>> START
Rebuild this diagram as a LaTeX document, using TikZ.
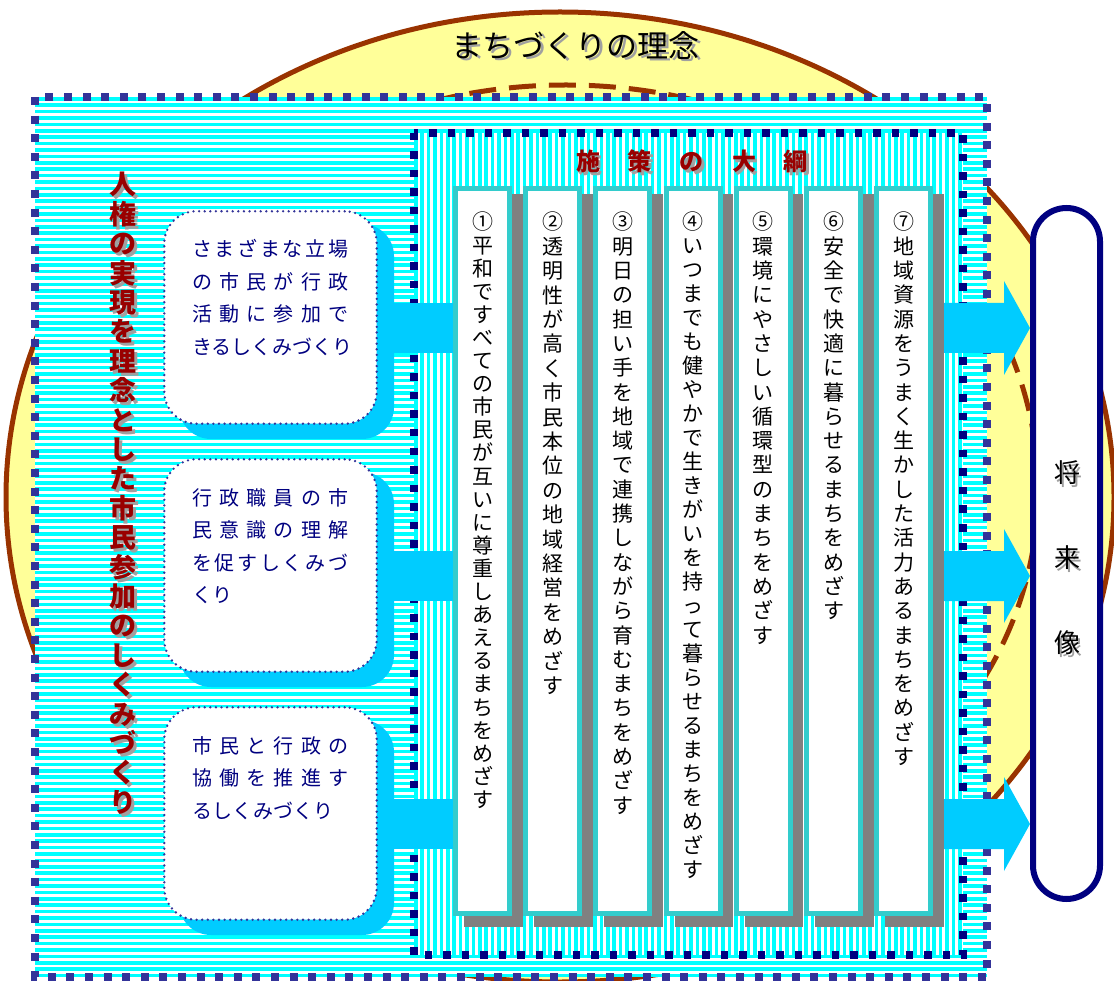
\documentclass[tikz,border=0pt]{standalone}
\usepackage{fontspec}
\newfontfamily\jp{Noto Sans CJK JP}
\usetikzlibrary{calc}
\definecolor{yel}{HTML}{FFFF99}
\definecolor{brn}{HTML}{993300}
\definecolor{cyn}{HTML}{00FFFF}
\definecolor{sky}{HTML}{00CCFF}
\definecolor{tealc}{HTML}{33CCCC}
\definecolor{navyA}{HTML}{333399}
\definecolor{navyB}{HTML}{000080}
\definecolor{dred}{HTML}{990000}
\definecolor{grayc}{HTML}{808080}
\definecolor{shd}{HTML}{A0A0A0}
\def\vcolA#1{\ifx#1\relax\else\hbox to 0pt{\hss#1\hss}\expandafter\vcolA\fi}
\newcommand\vcolumn[2]{\vtop{\baselineskip=#1\relax\lineskiplimit=-100pt\relax\expandafter\vcolA#2\relax}}
\def\spreadB#1{\ifx#1\relax\else\hfil#1\expandafter\spreadB\fi}
\def\spreadA#1#2\relax{#1\spreadB#2\relax}
\newcommand\jline[1]{\hbox to 156pt{\spreadA#1\relax}}
\tikzset{
 dotborderA/.style={draw=navyA, line width=8pt, dash pattern=on 8pt off 10.6pt},
 dotborderB/.style={draw=navyB, line width=7.5pt, dash pattern=on 7.5pt off 11pt},
 infobox/.style={draw=navyA, line width=2.6pt, dash pattern=on 0pt off 5.6pt, line cap=round, fill=white, rounded corners=32pt, minimum width=212.4pt, minimum height=212.4pt, inner sep=0pt},
 boxshadow/.style={fill=sky, rounded corners=32pt},
 bar/.style={draw=sky, line width=50pt},
 colbox/.style={draw=tealc, line width=5pt, fill=white, minimum width=54pt, minimum height=725pt, inner sep=0pt},
 colshadow/.style={fill=grayc},
 coltext/.style={font=\jp\fontsize{21pt}{21pt}\selectfont, inner sep=0pt, anchor=base},
 boxtext/.style={font=\jp\fontsize{20pt}{20pt}\selectfont, text=navyB, inner sep=0pt, anchor=base west},
 futbox/.style={draw=navyB, line width=6pt, fill=white, rounded corners=33.5pt, minimum width=67pt, minimum height=691pt, inner sep=0pt},
 arrowfill/.style={fill=sky},
 futtext/.style={font=\jp\fontsize{26pt}{26pt}\selectfont, inner sep=0pt},
}
\begin{document}
\begin{tikzpicture}[x=1pt,y=-1pt]
\useasboundingbox (0,0) rectangle (1114,981);
% big ellipse
\fill[yel] (560,497) ellipse [x radius=554pt, y radius=485pt];
\draw[brn, line width=5pt] (560,497) ellipse [x radius=554pt, y radius=485pt];
\draw[brn, line width=5pt, dash pattern=on 27pt off 13pt] (566,490) ellipse [x radius=472pt, y radius=405pt];
% outer rectangle
\fill[white] (35,97) rectangle (987,977);
\begin{scope}
\clip (35,97) rectangle (987,977);
\foreach \k in {0,...,138} {\fill[cyn] (35,{97+6.4*\k}) rectangle (987,{97+6.4*\k+3.6});}
\end{scope}
\draw[dotborderA] (35,97) rectangle (987,977);
% inner rectangle
\fill[white] (414,133) rectangle (963,955);
\begin{scope}
\clip (414,133) rectangle (963,955);
\foreach \k in {0,...,86} {\fill[cyn] ({414+6.4*\k},133) rectangle ({414+6.4*\k+3.6},955);}
\end{scope}
\draw[dotborderB] (414,133) rectangle (963,955);
% coordinates for connector rows
\coordinate (r1) at (0,328);
\coordinate (r2) at (0,576);
\coordinate (r3) at (0,824);
% left boxes
\foreach \j/\yy in {1/210,2/458,3/706} {
  \fill[boxshadow] (179,{\yy+14}) rectangle (394,{\yy+229});
}
\node[infobox] (b1) at (270.5,317.5) {};
\node[infobox] (b2) at (270.5,565.5) {};
\node[infobox] (b3) at (270.5,813.5) {};
% columns
\foreach \i/\cp/\ctext in {
 1/23.1/{①平和ですべての市民が互いに尊重しあえるまちをめざす},
 2/24.4/{②透明性が高く市民本位の地域経営をめざす},
 3/24.3/{③明日の担い手を地域で連携しながら育むまちをめざす},
 4/24.0/{④いつまでも健やかで生きがいを持って暮らせるまちをめざす},
 5/24.3/{⑤環境にやさしい循環型のまちをめざす},
 6/24.3/{⑥安全で快適に暮らせるまちをめざす},
 7/24.3/{⑦地域資源をうまく生かした活力あるまちをめざす}} {
  \pgfmathsetmacro\L{453+70.2*(\i-1)}
  \fill[colshadow] ({\L+11},194) rectangle ({\L+69.5},927);
  \node[colbox] (c\i) at ({\L+29.5},551) {};
  \node[coltext] (t\i) at ({\L+29.5},230) {\vcolumn{\cp pt}{\ctext}};
}
% bars from boxes to first column
\draw[bar] (b1.east |- r1) -- (c1.west |- r1);
\draw[bar] (b2.east |- r2) -- (c1.west |- r2);
\draw[bar] (b3.east |- r3) -- (c1.west |- r3);
% future box
\node[futbox] (fut) at (1066.5,553.5) {};
% arrows
\foreach \r in {r1,r2,r3} {
 \fill[arrowfill] let \p1=(c7.east |- \r), \p2=(fut.west |- \r) in
   (\x1+11pt,\y1+25pt) -- (\x2-26pt,\y1+25pt) -- (\x2-26pt,\y1+47pt) -- (\x2,\y1)
   -- (\x2-26pt,\y1-47pt) -- (\x2-26pt,\y1-25pt) -- (\x1+11pt,\y1-25pt) -- cycle;
}
% box texts
\node[boxtext] (bt1) at (192,257) {\vtop{\baselineskip=32.5pt\jline{さまざまな立場}\jline{の市民が行政}\jline{活動に参加で}\hbox{きるしくみづくり}}};
\node[boxtext] (bt2) at (192,505) {\vtop{\baselineskip=32.5pt\jline{行政職員の市}\jline{民意識の理解}\jline{を促すしくみづ}\hbox{くり}}};
\node[boxtext] (bt3) at (192,753) {\vtop{\baselineskip=32.5pt\jline{市民と行政の}\jline{協働を推進す}\hbox{るしくみづくり}}};
% titles
\node[font=\jp\fontsize{31pt}{31pt}\selectfont, text=shd, inner sep=0pt] (ttls) at (578,48) {まちづくりの理念};
\node[font=\jp\fontsize{31pt}{31pt}\selectfont, text=black, inner sep=0pt] (ttl) at (575.5,45.5) {まちづくりの理念};
\node[font=\jp\bfseries\fontsize{24pt}{24pt}\selectfont, text=shd, inner sep=0pt] (hds) at (694.5,164) {施\hspace{28pt}策\hspace{28pt}の\hspace{28pt}大\hspace{28pt}綱};
\node[font=\jp\bfseries\fontsize{24pt}{24pt}\selectfont, text=dred, inner sep=0pt] (hd) at (692,161.5) {施\hspace{28pt}策\hspace{28pt}の\hspace{28pt}大\hspace{28pt}綱};
\node[font=\jp\bfseries\fontsize{27pt}{27pt}\selectfont, text=shd, inner sep=0pt, anchor=base] (lts) at (126,198) {\vcolumn{29.4pt}{人権の実現を理念とした市民参加のしくみづくり}};
\node[font=\jp\bfseries\fontsize{27pt}{27pt}\selectfont, text=dred, inner sep=0pt, anchor=base] (lt) at (123,195) {\vcolumn{29.4pt}{人権の実現を理念とした市民参加のしくみづくり}};
\foreach \ch/\yy/\nm in {将/473/f1,来/558/f2,像/643/f3} {
 \node[futtext, text=shd] (\nm s) at (1069.5,{\yy+2.5}) {\ch};
 \node[futtext, text=black] (\nm) at (1067,\yy) {\ch};
}
\end{tikzpicture}
\end{document}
>> END
The data above needs to be retyped exactly, with the images left out.

Rebuild this diagram as a LaTeX document, using TikZ.
\documentclass[tikz,border=0pt]{standalone}
\usepackage{fontspec}
\newfontfamily\jp{Noto Sans CJK JP}
\usetikzlibrary{calc}
\definecolor{yel}{HTML}{FFFF99}
\definecolor{brn}{HTML}{993300}
\definecolor{cyn}{HTML}{00FFFF}
\definecolor{sky}{HTML}{00CCFF}
\definecolor{tealc}{HTML}{33CCCC}
\definecolor{navyA}{HTML}{333399}
\definecolor{navyB}{HTML}{000080}
\definecolor{dred}{HTML}{990000}
\definecolor{grayc}{HTML}{808080}
\definecolor{shd}{HTML}{A0A0A0}
\def\vcolA#1{\ifx#1\relax\else\hbox to 0pt{\hss#1\hss}\expandafter\vcolA\fi}
\newcommand\vcolumn[2]{\vtop{\baselineskip=#1\relax\lineskiplimit=-100pt\relax\expandafter\vcolA#2\relax}}
\def\spreadB#1{\ifx#1\relax\else\hfil#1\expandafter\spreadB\fi}
\def\spreadA#1#2\relax{#1\spreadB#2\relax}
\newcommand\jline[1]{\hbox to 156pt{\spreadA#1\relax}}
\tikzset{
 dotborderA/.style={draw=navyA, line width=8pt, dash pattern=on 8pt off 10.6pt},
 dotborderB/.style={draw=navyB, line width=7.5pt, dash pattern=on 7.5pt off 11pt},
 infobox/.style={draw=navyA, line width=2.6pt, dash pattern=on 0pt off 5.6pt, line cap=round, fill=white, rounded corners=32pt, minimum width=212.4pt, minimum height=212.4pt, inner sep=0pt},
 boxshadow/.style={fill=sky, rounded corners=32pt},
 bar/.style={draw=sky, line width=50pt},
 colbox/.style={draw=tealc, line width=5pt, fill=white, minimum width=54pt, minimum height=725pt, inner sep=0pt},
 colshadow/.style={fill=grayc},
 coltext/.style={font=\jp\fontsize{21pt}{21pt}\selectfont, inner sep=0pt, anchor=base},
 boxtext/.style={font=\jp\fontsize{20pt}{20pt}\selectfont, text=navyB, inner sep=0pt, anchor=base west},
 futbox/.style={draw=navyB, line width=6pt, fill=white, rounded corners=33.5pt, minimum width=67pt, minimum height=691pt, inner sep=0pt},
 arrowfill/.style={fill=sky},
 futtext/.style={font=\jp\fontsize{26pt}{26pt}\selectfont, inner sep=0pt},
}
\begin{document}
\begin{tikzpicture}[x=1pt,y=-1pt]
\useasboundingbox (0,0) rectangle (1114,981);
% big ellipse
\fill[yel] (560,497) ellipse [x radius=554pt, y radius=485pt];
\draw[brn, line width=5pt] (560,497) ellipse [x radius=554pt, y radius=485pt];
\draw[brn, line width=5pt, dash pattern=on 27pt off 13pt] (566,490) ellipse [x radius=472pt, y radius=405pt];
% outer rectangle
\fill[white] (35,97) rectangle (987,977);
\begin{scope}
\clip (35,97) rectangle (987,977);
\foreach \k in {0,...,138} {\fill[cyn] (35,{97+6.4*\k}) rectangle (987,{97+6.4*\k+3.6});}
\end{scope}
\draw[dotborderA] (35,97) rectangle (987,977);
% inner rectangle
\fill[white] (414,133) rectangle (963,955);
\begin{scope}
\clip (414,133) rectangle (963,955);
\foreach \k in {0,...,86} {\fill[cyn] ({414+6.4*\k},133) rectangle ({414+6.4*\k+3.6},955);}
\end{scope}
\draw[dotborderB] (414,133) rectangle (963,955);
% coordinates for connector rows
\coordinate (r1) at (0,328);
\coordinate (r2) at (0,576);
\coordinate (r3) at (0,824);
% left boxes
\foreach \j/\yy in {1/210,2/458,3/706} {
  \fill[boxshadow] (179,{\yy+14}) rectangle (394,{\yy+229});
}
\node[infobox] (b1) at (270.5,317.5) {};
\node[infobox] (b2) at (270.5,565.5) {};
\node[infobox] (b3) at (270.5,813.5) {};
% columns
\foreach \i/\cp/\ctext in {
 1/23.1/{①平和ですべての市民が互いに尊重しあえるまちをめざす},
 2/24.4/{②透明性が高く市民本位の地域経営をめざす},
 3/24.3/{③明日の担い手を地域で連携しながら育むまちをめざす},
 4/24.0/{④いつまでも健やかで生きがいを持って暮らせるまちをめざす},
 5/24.3/{⑤環境にやさしい循環型のまちをめざす},
 6/24.3/{⑥安全で快適に暮らせるまちをめざす},
 7/24.3/{⑦地域資源をうまく生かした活力あるまちをめざす}} {
  \pgfmathsetmacro\L{453+70.2*(\i-1)}
  \fill[colshadow] ({\L+11},194) rectangle ({\L+69.5},927);
  \node[colbox] (c\i) at ({\L+29.5},551) {};
  \node[coltext] (t\i) at ({\L+29.5},230) {\vcolumn{\cp pt}{\ctext}};
}
% bars from boxes to first column
\draw[bar] (b1.east |- r1) -- (c1.west |- r1);
\draw[bar] (b2.east |- r2) -- (c1.west |- r2);
\draw[bar] (b3.east |- r3) -- (c1.west |- r3);
% future box
\node[futbox] (fut) at (1066.5,553.5) {};
% arrows
\foreach \r in {r1,r2,r3} {
 \fill[arrowfill] let \p1=(c7.east |- \r), \p2=(fut.west |- \r) in
   (\x1+11pt,\y1+25pt) -- (\x2-26pt,\y1+25pt) -- (\x2-26pt,\y1+47pt) -- (\x2,\y1)
   -- (\x2-26pt,\y1-47pt) -- (\x2-26pt,\y1-25pt) -- (\x1+11pt,\y1-25pt) -- cycle;
}
% box texts
\node[boxtext] (bt1) at (192,257) {\vtop{\baselineskip=32.5pt\jline{さまざまな立場}\jline{の市民が行政}\jline{活動に参加で}\hbox{きるしくみづくり}}};
\node[boxtext] (bt2) at (192,505) {\vtop{\baselineskip=32.5pt\jline{行政職員の市}\jline{民意識の理解}\jline{を促すしくみづ}\hbox{くり}}};
\node[boxtext] (bt3) at (192,753) {\vtop{\baselineskip=32.5pt\jline{市民と行政の}\jline{協働を推進す}\hbox{るしくみづくり}}};
% titles
\node[font=\jp\fontsize{31pt}{31pt}\selectfont, text=shd, inner sep=0pt] (ttls) at (578,48) {まちづくりの理念};
\node[font=\jp\fontsize{31pt}{31pt}\selectfont, text=black, inner sep=0pt] (ttl) at (575.5,45.5) {まちづくりの理念};
\node[font=\jp\bfseries\fontsize{24pt}{24pt}\selectfont, text=shd, inner sep=0pt] (hds) at (694.5,164) {施\hspace{28pt}策\hspace{28pt}の\hspace{28pt}大\hspace{28pt}綱};
\node[font=\jp\bfseries\fontsize{24pt}{24pt}\selectfont, text=dred, inner sep=0pt] (hd) at (692,161.5) {施\hspace{28pt}策\hspace{28pt}の\hspace{28pt}大\hspace{28pt}綱};
\node[font=\jp\bfseries\fontsize{27pt}{27pt}\selectfont, text=shd, inner sep=0pt, anchor=base] (lts) at (126,198) {\vcolumn{29.4pt}{人権の実現を理念とした市民参加のしくみづくり}};
\node[font=\jp\bfseries\fontsize{27pt}{27pt}\selectfont, text=dred, inner sep=0pt, anchor=base] (lt) at (123,195) {\vcolumn{29.4pt}{人権の実現を理念とした市民参加のしくみづくり}};
\foreach \ch/\yy/\nm in {将/473/f1,来/558/f2,像/643/f3} {
 \node[futtext, text=shd] (\nm s) at (1069.5,{\yy+2.5}) {\ch};
 \node[futtext, text=black] (\nm) at (1067,\yy) {\ch};
}
\end{tikzpicture}
\end{document}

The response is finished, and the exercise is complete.